### WRITTEN PROBLEM
Work out the number of lines in the listing that include the string "this". Reply with that number alone.
++++ INPUT RECORDS ++++
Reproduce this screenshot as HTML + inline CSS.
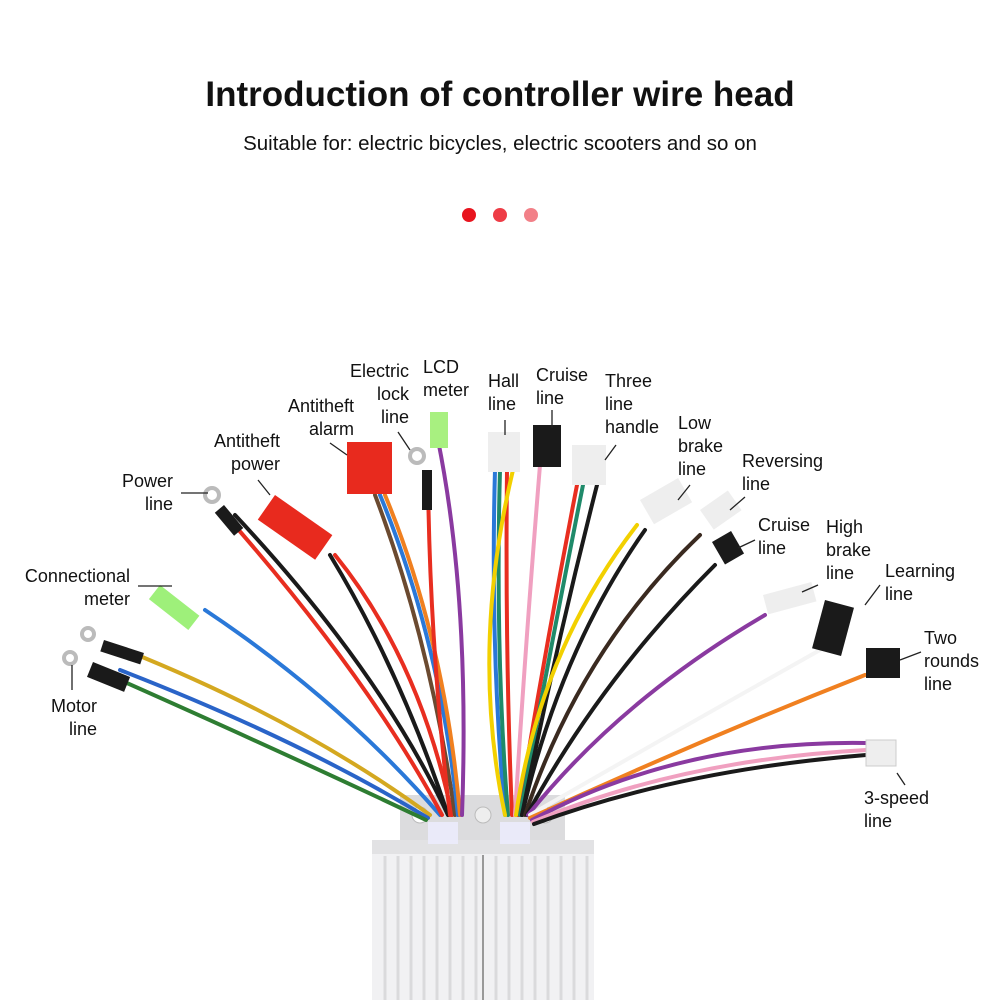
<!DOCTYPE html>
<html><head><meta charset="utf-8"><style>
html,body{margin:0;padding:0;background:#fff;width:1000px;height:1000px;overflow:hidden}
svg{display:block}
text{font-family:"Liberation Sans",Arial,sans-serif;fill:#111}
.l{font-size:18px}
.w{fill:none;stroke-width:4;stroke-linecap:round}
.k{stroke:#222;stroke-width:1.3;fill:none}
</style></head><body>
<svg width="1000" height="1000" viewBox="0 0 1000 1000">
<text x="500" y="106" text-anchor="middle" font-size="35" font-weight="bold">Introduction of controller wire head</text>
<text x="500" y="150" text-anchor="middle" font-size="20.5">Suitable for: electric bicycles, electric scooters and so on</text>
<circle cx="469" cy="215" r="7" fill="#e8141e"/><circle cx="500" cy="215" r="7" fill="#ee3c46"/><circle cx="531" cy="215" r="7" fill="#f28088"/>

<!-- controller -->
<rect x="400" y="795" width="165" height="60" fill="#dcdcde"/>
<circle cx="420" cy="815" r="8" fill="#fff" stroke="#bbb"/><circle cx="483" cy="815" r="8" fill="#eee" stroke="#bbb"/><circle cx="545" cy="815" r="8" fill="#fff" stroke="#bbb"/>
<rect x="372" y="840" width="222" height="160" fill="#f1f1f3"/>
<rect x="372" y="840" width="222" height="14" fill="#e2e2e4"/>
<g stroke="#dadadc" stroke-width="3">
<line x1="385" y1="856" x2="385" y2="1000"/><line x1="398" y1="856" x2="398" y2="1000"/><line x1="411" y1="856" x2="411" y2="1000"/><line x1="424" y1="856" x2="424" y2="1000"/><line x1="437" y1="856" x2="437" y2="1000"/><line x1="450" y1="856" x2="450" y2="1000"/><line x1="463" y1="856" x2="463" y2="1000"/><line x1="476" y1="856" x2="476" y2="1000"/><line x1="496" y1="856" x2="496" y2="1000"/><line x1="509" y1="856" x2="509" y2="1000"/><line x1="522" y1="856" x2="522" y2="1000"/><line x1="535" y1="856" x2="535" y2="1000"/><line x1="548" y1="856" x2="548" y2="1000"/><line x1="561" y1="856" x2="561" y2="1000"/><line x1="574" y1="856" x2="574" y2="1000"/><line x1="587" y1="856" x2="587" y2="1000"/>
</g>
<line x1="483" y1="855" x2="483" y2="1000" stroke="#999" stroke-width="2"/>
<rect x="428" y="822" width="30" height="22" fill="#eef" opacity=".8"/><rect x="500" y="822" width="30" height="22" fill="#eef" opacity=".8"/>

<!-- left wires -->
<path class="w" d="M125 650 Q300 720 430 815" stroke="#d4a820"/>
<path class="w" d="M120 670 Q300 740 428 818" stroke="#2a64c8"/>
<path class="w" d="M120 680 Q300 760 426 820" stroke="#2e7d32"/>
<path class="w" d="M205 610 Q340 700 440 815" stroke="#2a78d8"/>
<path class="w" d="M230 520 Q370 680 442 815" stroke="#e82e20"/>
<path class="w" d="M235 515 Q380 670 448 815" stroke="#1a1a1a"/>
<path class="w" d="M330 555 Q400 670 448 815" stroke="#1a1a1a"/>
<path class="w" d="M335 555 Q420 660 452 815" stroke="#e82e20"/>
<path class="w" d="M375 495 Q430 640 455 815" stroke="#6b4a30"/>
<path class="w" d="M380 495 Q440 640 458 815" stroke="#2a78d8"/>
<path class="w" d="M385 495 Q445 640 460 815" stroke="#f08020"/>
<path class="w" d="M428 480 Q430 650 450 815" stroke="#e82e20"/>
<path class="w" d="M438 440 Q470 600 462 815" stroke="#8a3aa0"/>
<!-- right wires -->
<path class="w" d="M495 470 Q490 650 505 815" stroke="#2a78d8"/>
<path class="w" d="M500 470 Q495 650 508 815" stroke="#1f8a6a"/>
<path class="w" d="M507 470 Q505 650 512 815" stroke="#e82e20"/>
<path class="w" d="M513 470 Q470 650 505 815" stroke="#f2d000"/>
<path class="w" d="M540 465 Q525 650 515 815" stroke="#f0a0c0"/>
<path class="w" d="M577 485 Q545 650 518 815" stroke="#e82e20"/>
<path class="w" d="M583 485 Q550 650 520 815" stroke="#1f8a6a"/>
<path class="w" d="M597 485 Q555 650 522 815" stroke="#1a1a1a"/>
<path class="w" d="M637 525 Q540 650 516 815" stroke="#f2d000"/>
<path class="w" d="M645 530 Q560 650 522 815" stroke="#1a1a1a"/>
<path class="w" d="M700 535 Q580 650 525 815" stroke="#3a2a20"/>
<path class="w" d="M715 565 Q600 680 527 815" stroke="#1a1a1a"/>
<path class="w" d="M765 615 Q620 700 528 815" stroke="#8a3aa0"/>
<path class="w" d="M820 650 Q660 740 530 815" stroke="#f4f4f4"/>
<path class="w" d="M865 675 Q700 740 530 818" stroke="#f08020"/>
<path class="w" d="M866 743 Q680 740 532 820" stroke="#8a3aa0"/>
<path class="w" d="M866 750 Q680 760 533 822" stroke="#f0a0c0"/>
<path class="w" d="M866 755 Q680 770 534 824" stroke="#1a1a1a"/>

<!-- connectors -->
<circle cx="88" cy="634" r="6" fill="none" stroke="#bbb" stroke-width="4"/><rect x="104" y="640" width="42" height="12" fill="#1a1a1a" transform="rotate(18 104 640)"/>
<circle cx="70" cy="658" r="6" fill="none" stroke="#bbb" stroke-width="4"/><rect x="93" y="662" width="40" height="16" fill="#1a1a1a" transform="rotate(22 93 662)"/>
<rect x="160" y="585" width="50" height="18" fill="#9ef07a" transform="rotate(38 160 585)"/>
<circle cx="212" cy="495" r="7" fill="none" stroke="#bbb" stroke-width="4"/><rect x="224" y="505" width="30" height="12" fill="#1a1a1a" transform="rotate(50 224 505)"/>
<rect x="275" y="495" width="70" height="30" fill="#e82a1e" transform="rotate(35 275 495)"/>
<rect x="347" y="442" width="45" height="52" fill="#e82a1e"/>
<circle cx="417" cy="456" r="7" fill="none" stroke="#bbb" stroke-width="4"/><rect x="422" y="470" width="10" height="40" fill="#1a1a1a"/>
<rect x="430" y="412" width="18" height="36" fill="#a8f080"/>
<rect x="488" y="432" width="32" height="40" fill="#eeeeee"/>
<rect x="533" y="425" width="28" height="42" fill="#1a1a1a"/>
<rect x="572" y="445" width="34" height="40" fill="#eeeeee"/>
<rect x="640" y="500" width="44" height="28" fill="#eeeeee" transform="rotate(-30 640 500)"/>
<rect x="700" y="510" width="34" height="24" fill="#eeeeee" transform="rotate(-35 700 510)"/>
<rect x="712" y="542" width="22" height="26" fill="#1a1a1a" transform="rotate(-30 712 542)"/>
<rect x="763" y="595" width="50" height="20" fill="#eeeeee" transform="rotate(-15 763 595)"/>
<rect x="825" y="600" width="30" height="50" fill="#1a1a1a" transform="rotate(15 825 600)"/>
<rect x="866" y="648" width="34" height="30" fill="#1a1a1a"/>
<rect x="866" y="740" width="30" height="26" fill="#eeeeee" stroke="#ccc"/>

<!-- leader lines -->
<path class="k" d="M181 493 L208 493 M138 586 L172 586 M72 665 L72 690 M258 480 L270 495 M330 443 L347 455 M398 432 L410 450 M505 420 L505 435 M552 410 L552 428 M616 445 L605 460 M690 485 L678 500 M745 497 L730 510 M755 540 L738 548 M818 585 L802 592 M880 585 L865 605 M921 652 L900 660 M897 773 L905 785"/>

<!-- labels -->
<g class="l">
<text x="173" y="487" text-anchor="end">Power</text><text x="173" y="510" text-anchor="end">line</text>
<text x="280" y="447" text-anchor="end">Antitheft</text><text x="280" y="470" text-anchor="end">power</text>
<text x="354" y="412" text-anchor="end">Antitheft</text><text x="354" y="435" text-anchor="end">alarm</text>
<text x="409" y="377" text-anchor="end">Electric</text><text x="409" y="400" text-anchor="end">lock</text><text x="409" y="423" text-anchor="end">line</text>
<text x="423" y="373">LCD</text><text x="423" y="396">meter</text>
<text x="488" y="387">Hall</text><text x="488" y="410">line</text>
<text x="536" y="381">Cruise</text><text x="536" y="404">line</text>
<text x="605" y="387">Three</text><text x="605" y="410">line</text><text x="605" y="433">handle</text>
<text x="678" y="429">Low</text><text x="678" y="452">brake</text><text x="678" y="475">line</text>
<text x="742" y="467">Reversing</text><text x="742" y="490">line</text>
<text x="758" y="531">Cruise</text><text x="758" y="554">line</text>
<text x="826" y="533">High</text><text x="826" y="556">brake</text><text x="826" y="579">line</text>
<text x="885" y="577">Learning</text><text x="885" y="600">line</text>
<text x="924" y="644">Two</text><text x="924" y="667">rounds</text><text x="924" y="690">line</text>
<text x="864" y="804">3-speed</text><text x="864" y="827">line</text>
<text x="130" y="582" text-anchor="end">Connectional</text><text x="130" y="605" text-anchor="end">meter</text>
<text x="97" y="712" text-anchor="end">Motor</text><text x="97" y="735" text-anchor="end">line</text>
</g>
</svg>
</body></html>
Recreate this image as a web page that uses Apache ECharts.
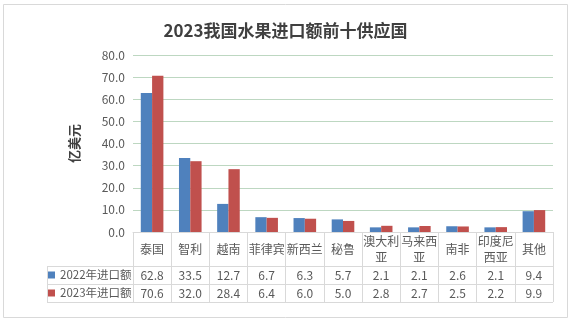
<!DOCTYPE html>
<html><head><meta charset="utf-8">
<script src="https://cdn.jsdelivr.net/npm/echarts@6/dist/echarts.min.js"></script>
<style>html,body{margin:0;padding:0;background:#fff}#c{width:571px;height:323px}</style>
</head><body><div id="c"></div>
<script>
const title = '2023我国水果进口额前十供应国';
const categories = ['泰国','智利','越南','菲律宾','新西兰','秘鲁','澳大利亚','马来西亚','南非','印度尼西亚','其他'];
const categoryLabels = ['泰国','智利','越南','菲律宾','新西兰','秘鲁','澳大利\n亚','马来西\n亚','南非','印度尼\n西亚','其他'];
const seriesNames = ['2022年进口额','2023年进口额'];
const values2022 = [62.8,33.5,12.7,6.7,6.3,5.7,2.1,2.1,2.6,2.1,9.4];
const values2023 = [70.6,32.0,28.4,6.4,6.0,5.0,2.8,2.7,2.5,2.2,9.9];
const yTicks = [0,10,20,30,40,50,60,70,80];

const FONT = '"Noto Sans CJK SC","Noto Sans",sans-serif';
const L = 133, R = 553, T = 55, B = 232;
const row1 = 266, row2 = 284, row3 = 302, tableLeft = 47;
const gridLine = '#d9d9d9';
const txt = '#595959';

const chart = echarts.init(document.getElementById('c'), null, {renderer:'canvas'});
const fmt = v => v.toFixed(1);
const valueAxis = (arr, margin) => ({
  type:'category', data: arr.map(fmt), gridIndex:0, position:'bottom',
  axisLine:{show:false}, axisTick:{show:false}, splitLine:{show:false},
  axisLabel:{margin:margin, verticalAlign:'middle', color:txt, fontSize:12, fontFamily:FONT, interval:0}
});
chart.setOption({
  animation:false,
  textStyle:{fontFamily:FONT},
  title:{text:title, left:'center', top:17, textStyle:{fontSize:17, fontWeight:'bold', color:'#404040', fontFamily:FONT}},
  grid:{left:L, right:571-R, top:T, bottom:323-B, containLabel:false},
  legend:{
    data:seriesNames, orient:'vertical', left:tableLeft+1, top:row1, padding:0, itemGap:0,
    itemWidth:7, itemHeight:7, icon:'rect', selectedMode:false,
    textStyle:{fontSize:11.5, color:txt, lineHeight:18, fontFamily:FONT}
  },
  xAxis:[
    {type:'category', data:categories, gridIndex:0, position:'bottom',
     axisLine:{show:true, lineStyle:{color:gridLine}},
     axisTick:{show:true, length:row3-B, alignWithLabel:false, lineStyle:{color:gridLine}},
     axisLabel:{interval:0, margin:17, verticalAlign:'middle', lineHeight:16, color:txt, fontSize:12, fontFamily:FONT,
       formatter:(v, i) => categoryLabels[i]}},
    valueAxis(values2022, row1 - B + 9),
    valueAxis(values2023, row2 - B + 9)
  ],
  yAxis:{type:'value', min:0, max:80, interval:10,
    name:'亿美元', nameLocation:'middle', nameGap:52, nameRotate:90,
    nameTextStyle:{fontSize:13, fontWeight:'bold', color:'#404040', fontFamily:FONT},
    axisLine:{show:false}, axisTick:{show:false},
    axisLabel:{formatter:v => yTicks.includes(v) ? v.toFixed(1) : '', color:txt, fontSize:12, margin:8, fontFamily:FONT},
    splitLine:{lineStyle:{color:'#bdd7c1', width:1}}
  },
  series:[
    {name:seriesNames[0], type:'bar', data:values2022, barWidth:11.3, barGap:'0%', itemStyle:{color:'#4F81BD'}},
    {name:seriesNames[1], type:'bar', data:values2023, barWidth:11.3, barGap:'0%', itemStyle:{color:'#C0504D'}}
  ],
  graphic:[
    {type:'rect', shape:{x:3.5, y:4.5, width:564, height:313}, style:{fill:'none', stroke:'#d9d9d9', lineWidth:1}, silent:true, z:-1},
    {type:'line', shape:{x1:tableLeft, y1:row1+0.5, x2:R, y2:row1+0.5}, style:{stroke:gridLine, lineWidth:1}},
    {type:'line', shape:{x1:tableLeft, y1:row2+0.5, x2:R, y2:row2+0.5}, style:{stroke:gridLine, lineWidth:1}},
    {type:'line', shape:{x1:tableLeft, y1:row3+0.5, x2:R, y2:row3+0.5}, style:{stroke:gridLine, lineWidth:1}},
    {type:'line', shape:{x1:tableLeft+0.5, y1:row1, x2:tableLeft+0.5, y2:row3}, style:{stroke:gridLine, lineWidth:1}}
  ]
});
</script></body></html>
++++
### REPLY TO THE TASK
2